* AIM
Extract the lines of the material below, beginning with the first and ending with the line that holds "C812,160 790,265 717,279". Skip every picture.

* DATA SHOWN
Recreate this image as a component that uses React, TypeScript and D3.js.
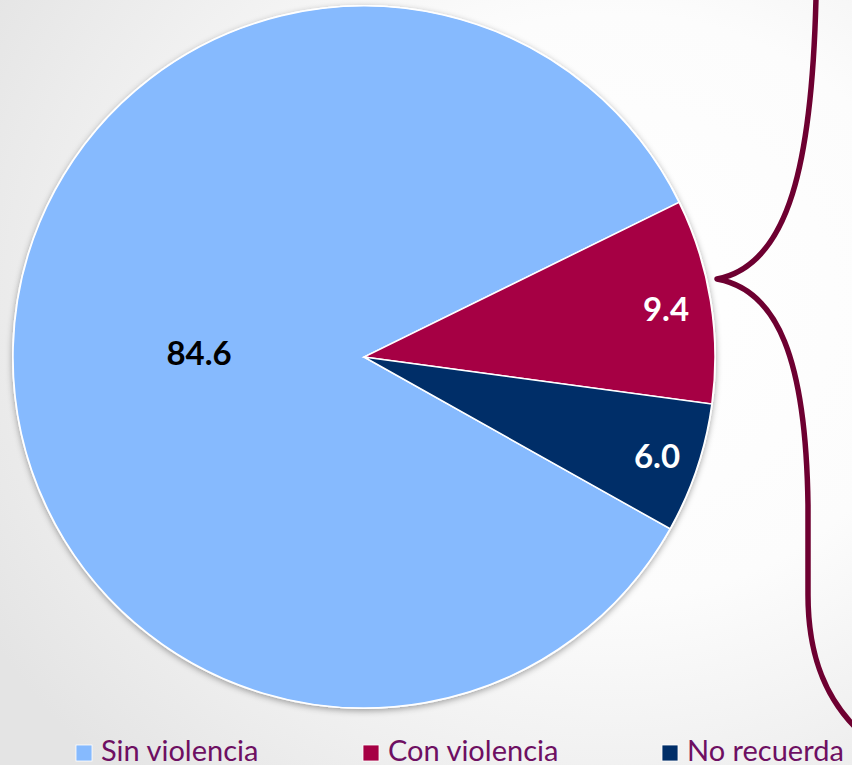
import React from "react";
import * as d3 from "d3";

const categories = ["Sin violencia", "Con violencia", "No recuerda"];
const values = [84.6, 9.4, 6.0];
const colors = ["#86BAFE", "#A60044", "#002E68"];
const labelColors = ["#000000", "#FFFFFF", "#FFFFFF"];

const W = 852;
const H = 765;

export default function App() {
  const cx = 364;
  const cy = 357;
  const R = 351;
  const start = (119.3 * Math.PI) / 180;
  const pie = d3
    .pie<number>()
    .sort(null)
    .startAngle(start)
    .endAngle(start + 2 * Math.PI);
  const arcs = pie(values);
  const arc = d3.arc<d3.PieArcDatum<number>>().innerRadius(0).outerRadius(R);
  const labelR = [165, 306, 309];
  const legendX = [76, 363, 662];
  const fontFamily = "Lato, 'Open Sans', sans-serif";

  const bracePath =
    "M816,-2 C812,160 790,265 717,279 C778,290 806,360 808,505 L808,595 C808,660 828,700 856,728";

  return (
    <svg
      width={W}
      height={H}
      style={{ position: "absolute", left: 0, top: 0, display: "block" }}
    >
      <defs>
        <radialGradient id="bg" cx="0.72" cy="0.4" r="0.85">
          <stop offset="0" stopColor="#ffffff" />
          <stop offset="0.45" stopColor="#fcfcfc" />
          <stop offset="1" stopColor="#e4e4e4" />
        </radialGradient>
        <filter id="shadow" x="-10%" y="-10%" width="120%" height="120%">
          <feDropShadow dx="0" dy="2" stdDeviation="3" floodColor="#000" floodOpacity="0.35" />
        </filter>
      </defs>
      <rect x={0} y={0} width={W} height={H} fill="url(#bg)" />
      <circle cx={cx} cy={cy} r={R + 1} fill="#ffffff" filter="url(#shadow)" />
      <g transform={`translate(${cx},${cy})`}>
        {arcs.map((a, i) => (
          <path key={i} d={arc(a) || ""} fill={colors[i]} stroke="#ffffff" strokeWidth={1.5} />
        ))}
        {arcs.map((a, i) => {
          const mid = (a.startAngle + a.endAngle) / 2;
          const x = Math.sin(mid) * labelR[i];
          const y = -Math.cos(mid) * labelR[i];
          return (
            <text
              key={i}
              x={x}
              y={y}
              textAnchor="middle"
              dominantBaseline="central"
              fill={labelColors[i]}
              fontFamily={fontFamily}
              fontWeight="bold"
              fontSize={33}
            >
              {values[i].toFixed(1)}
            </text>
          );
        })}
      </g>
      <path d={bracePath} fill="none" stroke="#6E0031" strokeWidth={5.5} strokeLinecap="round" strokeLinejoin="round" />
      {categories.map((c, i) => (
        <g key={c}>
          <rect x={legendX[i]} y={745} width={16} height={16} fill={colors[i]} stroke="#ffffff" strokeWidth={0.8} />
          <text
            x={legendX[i] + 25}
            y={761}
            fill="#6E0F62"
            fontFamily={fontFamily}
            fontSize={29}
          >
            {c}
          </text>
        </g>
      ))}
    </svg>
  );
}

* TASK RESPONSE
Recreate this image as a component that uses React, TypeScript and D3.js.
import React from "react";
import * as d3 from "d3";

const categories = ["Sin violencia", "Con violencia", "No recuerda"];
const values = [84.6, 9.4, 6.0];
const colors = ["#86BAFE", "#A60044", "#002E68"];
const labelColors = ["#000000", "#FFFFFF", "#FFFFFF"];

const W = 852;
const H = 765;

export default function App() {
  const cx = 364;
  const cy = 357;
  const R = 351;
  const start = (119.3 * Math.PI) / 180;
  const pie = d3
    .pie<number>()
    .sort(null)
    .startAngle(start)
    .endAngle(start + 2 * Math.PI);
  const arcs = pie(values);
  const arc = d3.arc<d3.PieArcDatum<number>>().innerRadius(0).outerRadius(R);
  const labelR = [165, 306, 309];
  const legendX = [76, 363, 662];
  const fontFamily = "Lato, 'Open Sans', sans-serif";

  const bracePath =
    "M816,-2 C812,160 790,265 717,279 C778,290 806,360 808,505 L808,595 C808,660 828,700 856,728";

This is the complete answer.